_Set task_
Starting at the top of the listing, extract every line up to and including the one with "(524.5,6.5) -- (524.5,340);". Pictures stay out of the copy.

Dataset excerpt
Start

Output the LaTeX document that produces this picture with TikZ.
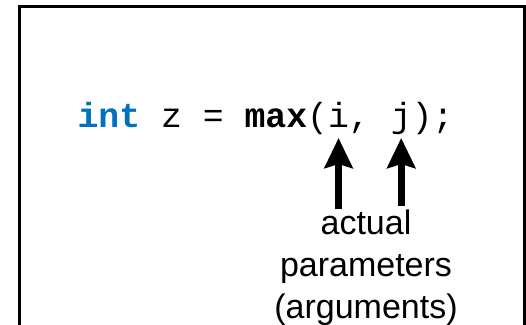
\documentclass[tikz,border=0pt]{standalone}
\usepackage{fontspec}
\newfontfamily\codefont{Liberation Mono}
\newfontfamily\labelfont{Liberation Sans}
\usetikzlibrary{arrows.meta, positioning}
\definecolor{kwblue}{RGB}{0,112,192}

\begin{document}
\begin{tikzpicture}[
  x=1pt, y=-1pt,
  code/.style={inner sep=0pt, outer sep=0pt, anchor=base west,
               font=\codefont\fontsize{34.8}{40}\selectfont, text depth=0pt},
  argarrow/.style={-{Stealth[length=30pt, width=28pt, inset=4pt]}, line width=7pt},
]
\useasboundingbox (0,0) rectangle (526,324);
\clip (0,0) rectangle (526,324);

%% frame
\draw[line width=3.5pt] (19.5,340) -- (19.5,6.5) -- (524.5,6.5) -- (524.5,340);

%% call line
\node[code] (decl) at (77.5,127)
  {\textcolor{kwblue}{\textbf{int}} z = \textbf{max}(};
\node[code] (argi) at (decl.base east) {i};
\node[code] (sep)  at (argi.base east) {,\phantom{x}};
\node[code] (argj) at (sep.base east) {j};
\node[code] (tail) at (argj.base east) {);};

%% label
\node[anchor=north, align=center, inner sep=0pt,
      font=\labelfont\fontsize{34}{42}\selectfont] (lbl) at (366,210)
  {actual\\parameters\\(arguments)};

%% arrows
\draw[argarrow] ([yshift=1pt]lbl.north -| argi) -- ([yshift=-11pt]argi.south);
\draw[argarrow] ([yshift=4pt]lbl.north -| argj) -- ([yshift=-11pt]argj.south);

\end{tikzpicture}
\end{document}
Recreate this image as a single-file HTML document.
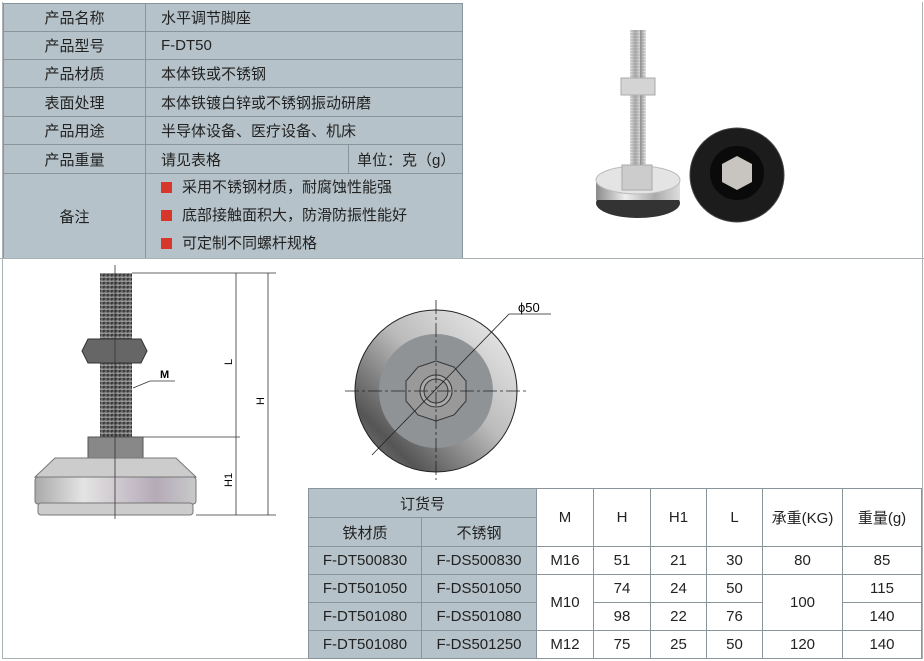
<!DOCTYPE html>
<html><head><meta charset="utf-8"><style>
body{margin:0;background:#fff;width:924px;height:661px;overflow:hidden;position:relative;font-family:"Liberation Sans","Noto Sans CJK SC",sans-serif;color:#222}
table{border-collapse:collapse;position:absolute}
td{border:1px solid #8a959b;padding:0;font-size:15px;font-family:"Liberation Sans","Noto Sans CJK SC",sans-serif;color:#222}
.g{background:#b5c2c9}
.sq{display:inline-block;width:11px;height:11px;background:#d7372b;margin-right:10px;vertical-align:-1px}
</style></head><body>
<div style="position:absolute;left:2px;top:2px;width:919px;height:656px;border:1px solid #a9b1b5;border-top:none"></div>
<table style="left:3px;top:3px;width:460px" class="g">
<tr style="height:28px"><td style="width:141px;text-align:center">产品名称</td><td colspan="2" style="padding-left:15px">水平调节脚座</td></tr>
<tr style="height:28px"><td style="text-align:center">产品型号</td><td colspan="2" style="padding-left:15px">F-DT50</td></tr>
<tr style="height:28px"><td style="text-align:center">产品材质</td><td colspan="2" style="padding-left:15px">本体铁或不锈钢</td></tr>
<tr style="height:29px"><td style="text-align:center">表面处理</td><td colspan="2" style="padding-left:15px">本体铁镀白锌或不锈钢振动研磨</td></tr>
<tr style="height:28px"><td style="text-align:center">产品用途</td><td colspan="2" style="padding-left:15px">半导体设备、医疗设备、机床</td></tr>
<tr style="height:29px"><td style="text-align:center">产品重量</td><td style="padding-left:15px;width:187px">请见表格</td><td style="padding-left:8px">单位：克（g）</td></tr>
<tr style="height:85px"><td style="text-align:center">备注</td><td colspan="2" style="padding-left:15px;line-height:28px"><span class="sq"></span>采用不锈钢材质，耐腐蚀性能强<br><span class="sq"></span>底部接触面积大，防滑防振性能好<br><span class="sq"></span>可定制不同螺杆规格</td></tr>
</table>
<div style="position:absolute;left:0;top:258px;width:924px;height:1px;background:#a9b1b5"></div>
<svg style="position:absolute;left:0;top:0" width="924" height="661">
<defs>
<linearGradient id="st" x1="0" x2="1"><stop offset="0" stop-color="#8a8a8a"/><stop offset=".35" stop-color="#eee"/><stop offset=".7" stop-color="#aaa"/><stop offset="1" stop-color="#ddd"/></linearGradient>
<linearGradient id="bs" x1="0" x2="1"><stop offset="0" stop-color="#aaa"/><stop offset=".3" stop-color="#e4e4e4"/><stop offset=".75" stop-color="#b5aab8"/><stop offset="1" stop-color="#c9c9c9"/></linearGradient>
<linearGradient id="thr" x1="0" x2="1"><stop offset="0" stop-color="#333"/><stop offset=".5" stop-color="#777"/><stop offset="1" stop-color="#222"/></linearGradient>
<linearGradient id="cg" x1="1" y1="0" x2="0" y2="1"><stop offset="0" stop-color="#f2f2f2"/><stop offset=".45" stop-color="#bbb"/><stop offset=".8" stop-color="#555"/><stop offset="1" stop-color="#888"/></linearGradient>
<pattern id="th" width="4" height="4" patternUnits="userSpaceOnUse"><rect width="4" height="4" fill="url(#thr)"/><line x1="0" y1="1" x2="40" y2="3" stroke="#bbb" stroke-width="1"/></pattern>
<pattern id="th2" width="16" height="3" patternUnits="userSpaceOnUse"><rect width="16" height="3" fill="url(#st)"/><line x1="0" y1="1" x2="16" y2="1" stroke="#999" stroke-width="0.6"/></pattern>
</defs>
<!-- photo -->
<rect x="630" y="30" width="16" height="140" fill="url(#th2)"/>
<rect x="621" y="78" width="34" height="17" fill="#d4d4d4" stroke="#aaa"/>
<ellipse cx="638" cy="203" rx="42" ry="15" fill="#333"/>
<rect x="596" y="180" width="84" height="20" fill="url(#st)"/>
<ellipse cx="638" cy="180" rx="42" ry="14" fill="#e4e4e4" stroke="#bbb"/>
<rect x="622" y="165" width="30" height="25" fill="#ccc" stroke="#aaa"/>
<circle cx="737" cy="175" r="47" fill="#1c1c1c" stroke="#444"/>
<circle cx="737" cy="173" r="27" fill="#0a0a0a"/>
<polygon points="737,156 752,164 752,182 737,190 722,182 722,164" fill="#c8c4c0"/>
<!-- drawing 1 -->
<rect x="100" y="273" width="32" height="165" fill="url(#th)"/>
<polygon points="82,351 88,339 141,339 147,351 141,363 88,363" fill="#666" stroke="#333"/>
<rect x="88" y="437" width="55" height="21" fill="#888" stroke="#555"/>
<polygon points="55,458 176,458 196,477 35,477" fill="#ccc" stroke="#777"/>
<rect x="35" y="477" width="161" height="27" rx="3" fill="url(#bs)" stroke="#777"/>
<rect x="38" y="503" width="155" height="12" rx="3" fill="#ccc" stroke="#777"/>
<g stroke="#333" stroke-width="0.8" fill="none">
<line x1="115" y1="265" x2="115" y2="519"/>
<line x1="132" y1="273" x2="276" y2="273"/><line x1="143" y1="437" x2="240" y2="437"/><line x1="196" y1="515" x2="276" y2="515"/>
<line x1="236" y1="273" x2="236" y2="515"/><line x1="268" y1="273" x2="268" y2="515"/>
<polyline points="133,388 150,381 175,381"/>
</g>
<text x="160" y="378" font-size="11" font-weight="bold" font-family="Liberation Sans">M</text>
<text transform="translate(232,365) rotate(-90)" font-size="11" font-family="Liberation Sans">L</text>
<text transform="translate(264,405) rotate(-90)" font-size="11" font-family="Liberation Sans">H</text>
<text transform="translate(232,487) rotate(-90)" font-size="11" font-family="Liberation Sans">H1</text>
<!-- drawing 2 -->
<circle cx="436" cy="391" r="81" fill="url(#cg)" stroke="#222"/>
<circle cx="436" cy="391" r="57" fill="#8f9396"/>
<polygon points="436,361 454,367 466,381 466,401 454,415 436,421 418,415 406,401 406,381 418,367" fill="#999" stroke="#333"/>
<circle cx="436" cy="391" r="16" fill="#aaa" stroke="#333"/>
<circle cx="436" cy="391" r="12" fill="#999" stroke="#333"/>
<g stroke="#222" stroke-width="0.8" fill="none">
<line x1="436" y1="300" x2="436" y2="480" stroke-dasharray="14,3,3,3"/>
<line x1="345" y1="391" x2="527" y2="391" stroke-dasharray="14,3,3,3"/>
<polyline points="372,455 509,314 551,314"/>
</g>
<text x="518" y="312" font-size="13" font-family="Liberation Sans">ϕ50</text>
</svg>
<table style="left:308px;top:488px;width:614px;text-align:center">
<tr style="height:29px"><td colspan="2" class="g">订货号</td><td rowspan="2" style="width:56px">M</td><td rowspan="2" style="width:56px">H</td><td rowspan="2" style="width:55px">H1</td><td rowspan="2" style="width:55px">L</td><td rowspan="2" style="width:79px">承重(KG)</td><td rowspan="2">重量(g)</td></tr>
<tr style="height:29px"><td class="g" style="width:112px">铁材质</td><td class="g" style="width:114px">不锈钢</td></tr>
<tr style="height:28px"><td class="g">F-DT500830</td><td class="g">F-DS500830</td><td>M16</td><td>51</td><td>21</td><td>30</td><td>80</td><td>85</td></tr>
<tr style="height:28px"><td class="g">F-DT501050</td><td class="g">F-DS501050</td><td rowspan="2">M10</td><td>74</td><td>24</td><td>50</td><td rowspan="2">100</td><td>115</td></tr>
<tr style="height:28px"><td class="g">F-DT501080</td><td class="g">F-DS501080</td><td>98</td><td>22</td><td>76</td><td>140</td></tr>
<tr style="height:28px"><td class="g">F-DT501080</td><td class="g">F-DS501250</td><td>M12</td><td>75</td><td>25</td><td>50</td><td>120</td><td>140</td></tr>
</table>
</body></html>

End

_Output for this exercise_
Output the LaTeX document that produces this picture with TikZ.
\documentclass[tikz,border=0pt]{standalone}
\usepackage{fontspec}
\newfontfamily\codefont{Liberation Mono}
\newfontfamily\labelfont{Liberation Sans}
\usetikzlibrary{arrows.meta, positioning}
\definecolor{kwblue}{RGB}{0,112,192}

\begin{document}
\begin{tikzpicture}[
  x=1pt, y=-1pt,
  code/.style={inner sep=0pt, outer sep=0pt, anchor=base west,
               font=\codefont\fontsize{34.8}{40}\selectfont, text depth=0pt},
  argarrow/.style={-{Stealth[length=30pt, width=28pt, inset=4pt]}, line width=7pt},
]
\useasboundingbox (0,0) rectangle (526,324);
\clip (0,0) rectangle (526,324);

%% frame
\draw[line width=3.5pt] (19.5,340) -- (19.5,6.5) -- (524.5,6.5) -- (524.5,340);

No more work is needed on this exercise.